* [Information provided]:
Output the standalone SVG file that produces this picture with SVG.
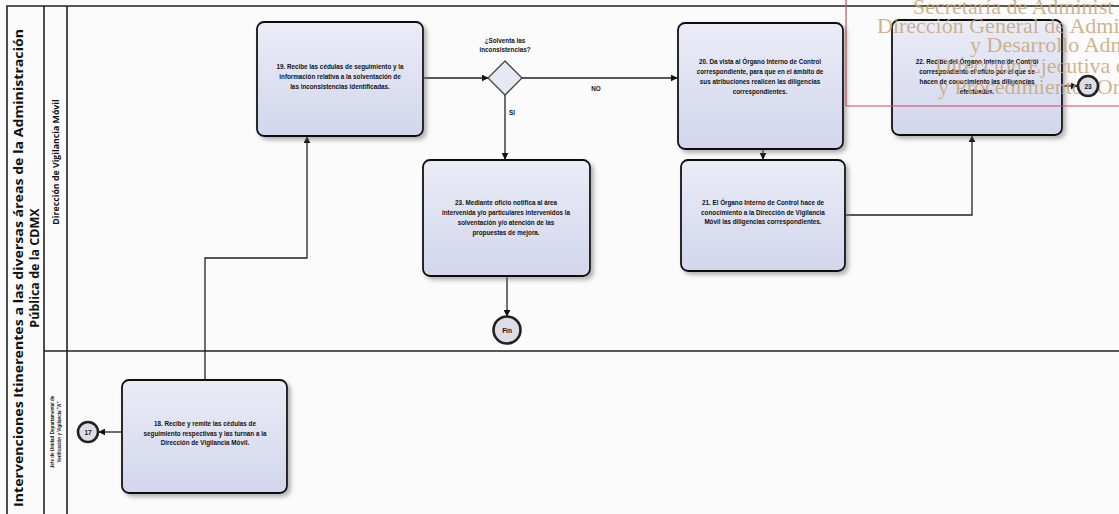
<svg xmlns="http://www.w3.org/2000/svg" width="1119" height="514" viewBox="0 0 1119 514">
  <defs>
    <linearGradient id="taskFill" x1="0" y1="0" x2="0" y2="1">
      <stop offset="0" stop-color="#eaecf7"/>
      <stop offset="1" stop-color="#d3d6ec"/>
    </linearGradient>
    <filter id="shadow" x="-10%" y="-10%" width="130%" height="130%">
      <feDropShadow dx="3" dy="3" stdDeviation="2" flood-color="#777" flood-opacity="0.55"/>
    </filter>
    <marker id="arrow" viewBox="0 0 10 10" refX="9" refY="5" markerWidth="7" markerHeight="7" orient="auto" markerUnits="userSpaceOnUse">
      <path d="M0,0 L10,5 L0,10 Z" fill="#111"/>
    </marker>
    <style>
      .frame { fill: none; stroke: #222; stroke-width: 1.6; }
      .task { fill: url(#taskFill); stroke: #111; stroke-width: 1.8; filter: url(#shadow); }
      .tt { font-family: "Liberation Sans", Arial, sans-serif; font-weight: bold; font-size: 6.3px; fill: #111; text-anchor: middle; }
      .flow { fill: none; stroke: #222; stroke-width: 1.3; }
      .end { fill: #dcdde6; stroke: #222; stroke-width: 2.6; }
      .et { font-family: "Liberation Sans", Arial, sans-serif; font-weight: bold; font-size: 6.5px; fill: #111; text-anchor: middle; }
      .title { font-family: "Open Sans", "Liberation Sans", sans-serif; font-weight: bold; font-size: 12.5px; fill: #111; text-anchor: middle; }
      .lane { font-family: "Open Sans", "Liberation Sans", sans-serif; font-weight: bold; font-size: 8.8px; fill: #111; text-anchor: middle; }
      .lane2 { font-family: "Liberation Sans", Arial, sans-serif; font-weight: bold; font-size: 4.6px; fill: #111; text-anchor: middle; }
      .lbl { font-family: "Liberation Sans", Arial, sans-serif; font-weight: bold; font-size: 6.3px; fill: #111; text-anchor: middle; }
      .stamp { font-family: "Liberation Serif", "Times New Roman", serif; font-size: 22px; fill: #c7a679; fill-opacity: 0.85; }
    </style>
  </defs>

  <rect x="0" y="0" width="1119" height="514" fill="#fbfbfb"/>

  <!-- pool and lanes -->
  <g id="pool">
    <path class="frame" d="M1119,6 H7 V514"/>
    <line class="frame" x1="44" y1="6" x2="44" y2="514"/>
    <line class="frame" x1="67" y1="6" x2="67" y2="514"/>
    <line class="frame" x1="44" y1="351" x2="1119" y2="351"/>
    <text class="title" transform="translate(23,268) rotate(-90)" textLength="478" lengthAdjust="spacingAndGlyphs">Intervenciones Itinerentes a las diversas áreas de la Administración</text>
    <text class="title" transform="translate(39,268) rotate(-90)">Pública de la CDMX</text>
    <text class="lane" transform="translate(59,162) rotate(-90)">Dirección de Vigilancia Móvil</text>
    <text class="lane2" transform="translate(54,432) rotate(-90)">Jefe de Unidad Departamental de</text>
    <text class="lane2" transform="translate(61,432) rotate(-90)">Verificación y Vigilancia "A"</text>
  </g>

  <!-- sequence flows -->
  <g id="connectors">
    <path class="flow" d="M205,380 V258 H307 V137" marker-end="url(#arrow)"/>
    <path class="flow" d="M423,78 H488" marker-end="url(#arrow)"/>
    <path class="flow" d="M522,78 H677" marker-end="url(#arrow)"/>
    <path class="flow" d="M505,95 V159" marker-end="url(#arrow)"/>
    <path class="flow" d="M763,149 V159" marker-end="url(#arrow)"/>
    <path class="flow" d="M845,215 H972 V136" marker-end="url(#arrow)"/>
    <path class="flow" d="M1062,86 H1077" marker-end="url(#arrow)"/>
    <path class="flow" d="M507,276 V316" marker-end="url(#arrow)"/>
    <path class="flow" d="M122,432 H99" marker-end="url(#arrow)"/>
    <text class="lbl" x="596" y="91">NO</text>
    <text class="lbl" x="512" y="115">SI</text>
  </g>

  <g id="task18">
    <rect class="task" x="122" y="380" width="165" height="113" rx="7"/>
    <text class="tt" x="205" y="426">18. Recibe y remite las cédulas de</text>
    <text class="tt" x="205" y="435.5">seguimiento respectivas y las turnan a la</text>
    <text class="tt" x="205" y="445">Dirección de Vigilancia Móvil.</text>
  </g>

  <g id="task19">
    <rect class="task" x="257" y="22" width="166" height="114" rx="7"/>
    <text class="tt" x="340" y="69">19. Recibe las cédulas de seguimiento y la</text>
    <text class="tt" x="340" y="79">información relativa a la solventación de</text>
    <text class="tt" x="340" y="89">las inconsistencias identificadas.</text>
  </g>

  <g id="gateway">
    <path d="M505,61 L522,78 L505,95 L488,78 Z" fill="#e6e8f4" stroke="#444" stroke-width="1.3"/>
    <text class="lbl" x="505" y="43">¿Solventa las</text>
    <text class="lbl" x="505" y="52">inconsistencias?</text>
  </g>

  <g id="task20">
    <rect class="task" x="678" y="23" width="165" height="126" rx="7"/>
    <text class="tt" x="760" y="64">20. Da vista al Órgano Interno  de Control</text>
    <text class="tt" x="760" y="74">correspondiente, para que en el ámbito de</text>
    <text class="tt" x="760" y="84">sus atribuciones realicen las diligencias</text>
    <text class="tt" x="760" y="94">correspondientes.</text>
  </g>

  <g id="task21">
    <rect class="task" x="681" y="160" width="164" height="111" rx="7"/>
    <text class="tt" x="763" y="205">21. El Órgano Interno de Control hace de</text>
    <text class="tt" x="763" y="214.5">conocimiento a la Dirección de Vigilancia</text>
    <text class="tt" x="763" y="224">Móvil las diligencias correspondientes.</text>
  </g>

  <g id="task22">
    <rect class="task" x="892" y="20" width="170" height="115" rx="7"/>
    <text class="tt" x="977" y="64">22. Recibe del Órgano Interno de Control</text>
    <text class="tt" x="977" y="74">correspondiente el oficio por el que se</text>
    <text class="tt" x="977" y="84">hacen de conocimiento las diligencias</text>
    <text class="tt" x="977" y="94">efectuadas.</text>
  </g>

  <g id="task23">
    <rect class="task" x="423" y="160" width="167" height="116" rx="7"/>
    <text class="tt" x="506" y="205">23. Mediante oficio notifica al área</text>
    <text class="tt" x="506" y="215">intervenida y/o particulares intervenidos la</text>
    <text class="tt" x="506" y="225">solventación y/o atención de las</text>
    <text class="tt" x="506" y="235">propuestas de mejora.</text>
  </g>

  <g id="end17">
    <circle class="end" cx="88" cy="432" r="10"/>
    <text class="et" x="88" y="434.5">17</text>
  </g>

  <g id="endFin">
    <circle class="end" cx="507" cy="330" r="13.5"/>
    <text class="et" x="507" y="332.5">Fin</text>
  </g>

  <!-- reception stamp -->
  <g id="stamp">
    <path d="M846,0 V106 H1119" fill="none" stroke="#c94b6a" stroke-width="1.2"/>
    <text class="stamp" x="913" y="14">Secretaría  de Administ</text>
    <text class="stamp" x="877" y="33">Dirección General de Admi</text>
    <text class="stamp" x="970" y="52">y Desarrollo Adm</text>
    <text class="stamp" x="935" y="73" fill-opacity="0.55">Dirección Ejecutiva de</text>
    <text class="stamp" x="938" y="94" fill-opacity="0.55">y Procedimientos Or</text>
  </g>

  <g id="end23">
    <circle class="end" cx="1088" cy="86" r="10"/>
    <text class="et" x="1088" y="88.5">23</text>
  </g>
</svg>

* [Task details]: Pictures in the data above should not be copied; transcribe everything else exactly.

* [The completed task]:
Output the standalone SVG file that produces this picture with SVG.
<svg xmlns="http://www.w3.org/2000/svg" width="1119" height="514" viewBox="0 0 1119 514">
  <defs>
    <linearGradient id="taskFill" x1="0" y1="0" x2="0" y2="1">
      <stop offset="0" stop-color="#eaecf7"/>
      <stop offset="1" stop-color="#d3d6ec"/>
    </linearGradient>
    <filter id="shadow" x="-10%" y="-10%" width="130%" height="130%">
      <feDropShadow dx="3" dy="3" stdDeviation="2" flood-color="#777" flood-opacity="0.55"/>
    </filter>
    <marker id="arrow" viewBox="0 0 10 10" refX="9" refY="5" markerWidth="7" markerHeight="7" orient="auto" markerUnits="userSpaceOnUse">
      <path d="M0,0 L10,5 L0,10 Z" fill="#111"/>
    </marker>
    <style>
      .frame { fill: none; stroke: #222; stroke-width: 1.6; }
      .task { fill: url(#taskFill); stroke: #111; stroke-width: 1.8; filter: url(#shadow); }
      .tt { font-family: "Liberation Sans", Arial, sans-serif; font-weight: bold; font-size: 6.3px; fill: #111; text-anchor: middle; }
      .flow { fill: none; stroke: #222; stroke-width: 1.3; }
      .end { fill: #dcdde6; stroke: #222; stroke-width: 2.6; }
      .et { font-family: "Liberation Sans", Arial, sans-serif; font-weight: bold; font-size: 6.5px; fill: #111; text-anchor: middle; }
      .title { font-family: "Open Sans", "Liberation Sans", sans-serif; font-weight: bold; font-size: 12.5px; fill: #111; text-anchor: middle; }
      .lane { font-family: "Open Sans", "Liberation Sans", sans-serif; font-weight: bold; font-size: 8.8px; fill: #111; text-anchor: middle; }
      .lane2 { font-family: "Liberation Sans", Arial, sans-serif; font-weight: bold; font-size: 4.6px; fill: #111; text-anchor: middle; }
      .lbl { font-family: "Liberation Sans", Arial, sans-serif; font-weight: bold; font-size: 6.3px; fill: #111; text-anchor: middle; }
      .stamp { font-family: "Liberation Serif", "Times New Roman", serif; font-size: 22px; fill: #c7a679; fill-opacity: 0.85; }
    </style>
  </defs>

  <rect x="0" y="0" width="1119" height="514" fill="#fbfbfb"/>

  <!-- pool and lanes -->
  <g id="pool">
    <path class="frame" d="M1119,6 H7 V514"/>
    <line class="frame" x1="44" y1="6" x2="44" y2="514"/>
    <line class="frame" x1="67" y1="6" x2="67" y2="514"/>
    <line class="frame" x1="44" y1="351" x2="1119" y2="351"/>
    <text class="title" transform="translate(23,268) rotate(-90)" textLength="478" lengthAdjust="spacingAndGlyphs">Intervenciones Itinerentes a las diversas áreas de la Administración</text>
    <text class="title" transform="translate(39,268) rotate(-90)">Pública de la CDMX</text>
    <text class="lane" transform="translate(59,162) rotate(-90)">Dirección de Vigilancia Móvil</text>
    <text class="lane2" transform="translate(54,432) rotate(-90)">Jefe de Unidad Departamental de</text>
    <text class="lane2" transform="translate(61,432) rotate(-90)">Verificación y Vigilancia "A"</text>
  </g>

  <!-- sequence flows -->
  <g id="connectors">
    <path class="flow" d="M205,380 V258 H307 V137" marker-end="url(#arrow)"/>
    <path class="flow" d="M423,78 H488" marker-end="url(#arrow)"/>
    <path class="flow" d="M522,78 H677" marker-end="url(#arrow)"/>
    <path class="flow" d="M505,95 V159" marker-end="url(#arrow)"/>
    <path class="flow" d="M763,149 V159" marker-end="url(#arrow)"/>
    <path class="flow" d="M845,215 H972 V136" marker-end="url(#arrow)"/>
    <path class="flow" d="M1062,86 H1077" marker-end="url(#arrow)"/>
    <path class="flow" d="M507,276 V316" marker-end="url(#arrow)"/>
    <path class="flow" d="M122,432 H99" marker-end="url(#arrow)"/>
    <text class="lbl" x="596" y="91">NO</text>
    <text class="lbl" x="512" y="115">SI</text>
  </g>

  <g id="task18">
    <rect class="task" x="122" y="380" width="165" height="113" rx="7"/>
    <text class="tt" x="205" y="426">18. Recibe y remite las cédulas de</text>
    <text class="tt" x="205" y="435.5">seguimiento respectivas y las turnan a la</text>
    <text class="tt" x="205" y="445">Dirección de Vigilancia Móvil.</text>
  </g>

  <g id="task19">
    <rect class="task" x="257" y="22" width="166" height="114" rx="7"/>
    <text class="tt" x="340" y="69">19. Recibe las cédulas de seguimiento y la</text>
    <text class="tt" x="340" y="79">información relativa a la solventación de</text>
    <text class="tt" x="340" y="89">las inconsistencias identificadas.</text>
  </g>

  <g id="gateway">
    <path d="M505,61 L522,78 L505,95 L488,78 Z" fill="#e6e8f4" stroke="#444" stroke-width="1.3"/>
    <text class="lbl" x="505" y="43">¿Solventa las</text>
    <text class="lbl" x="505" y="52">inconsistencias?</text>
  </g>

  <g id="task20">
    <rect class="task" x="678" y="23" width="165" height="126" rx="7"/>
    <text class="tt" x="760" y="64">20. Da vista al Órgano Interno  de Control</text>
    <text class="tt" x="760" y="74">correspondiente, para que en el ámbito de</text>
    <text class="tt" x="760" y="84">sus atribuciones realicen las diligencias</text>
    <text class="tt" x="760" y="94">correspondientes.</text>
  </g>

  <g id="task21">
    <rect class="task" x="681" y="160" width="164" height="111" rx="7"/>
    <text class="tt" x="763" y="205">21. El Órgano Interno de Control hace de</text>
    <text class="tt" x="763" y="214.5">conocimiento a la Dirección de Vigilancia</text>
    <text class="tt" x="763" y="224">Móvil las diligencias correspondientes.</text>
  </g>

  <g id="task22">
    <rect class="task" x="892" y="20" width="170" height="115" rx="7"/>
    <text class="tt" x="977" y="64">22. Recibe del Órgano Interno de Control</text>
    <text class="tt" x="977" y="74">correspondiente el oficio por el que se</text>
    <text class="tt" x="977" y="84">hacen de conocimiento las diligencias</text>
    <text class="tt" x="977" y="94">efectuadas.</text>
  </g>

  <g id="task23">
    <rect class="task" x="423" y="160" width="167" height="116" rx="7"/>
    <text class="tt" x="506" y="205">23. Mediante oficio notifica al área</text>
    <text class="tt" x="506" y="215">intervenida y/o particulares intervenidos la</text>
    <text class="tt" x="506" y="225">solventación y/o atención de las</text>
    <text class="tt" x="506" y="235">propuestas de mejora.</text>
  </g>

  <g id="end17">
    <circle class="end" cx="88" cy="432" r="10"/>
    <text class="et" x="88" y="434.5">17</text>
  </g>

  <g id="endFin">
    <circle class="end" cx="507" cy="330" r="13.5"/>
    <text class="et" x="507" y="332.5">Fin</text>
  </g>

  <!-- reception stamp -->
  <g id="stamp">
    <path d="M846,0 V106 H1119" fill="none" stroke="#c94b6a" stroke-width="1.2"/>
    <text class="stamp" x="913" y="14">Secretaría  de Administ</text>
    <text class="stamp" x="877" y="33">Dirección General de Admi</text>
    <text class="stamp" x="970" y="52">y Desarrollo Adm</text>
    <text class="stamp" x="935" y="73" fill-opacity="0.55">Dirección Ejecutiva de</text>
    <text class="stamp" x="938" y="94" fill-opacity="0.55">y Procedimientos Or</text>
  </g>

  <g id="end23">
    <circle class="end" cx="1088" cy="86" r="10"/>
    <text class="et" x="1088" y="88.5">23</text>
  </g>
</svg>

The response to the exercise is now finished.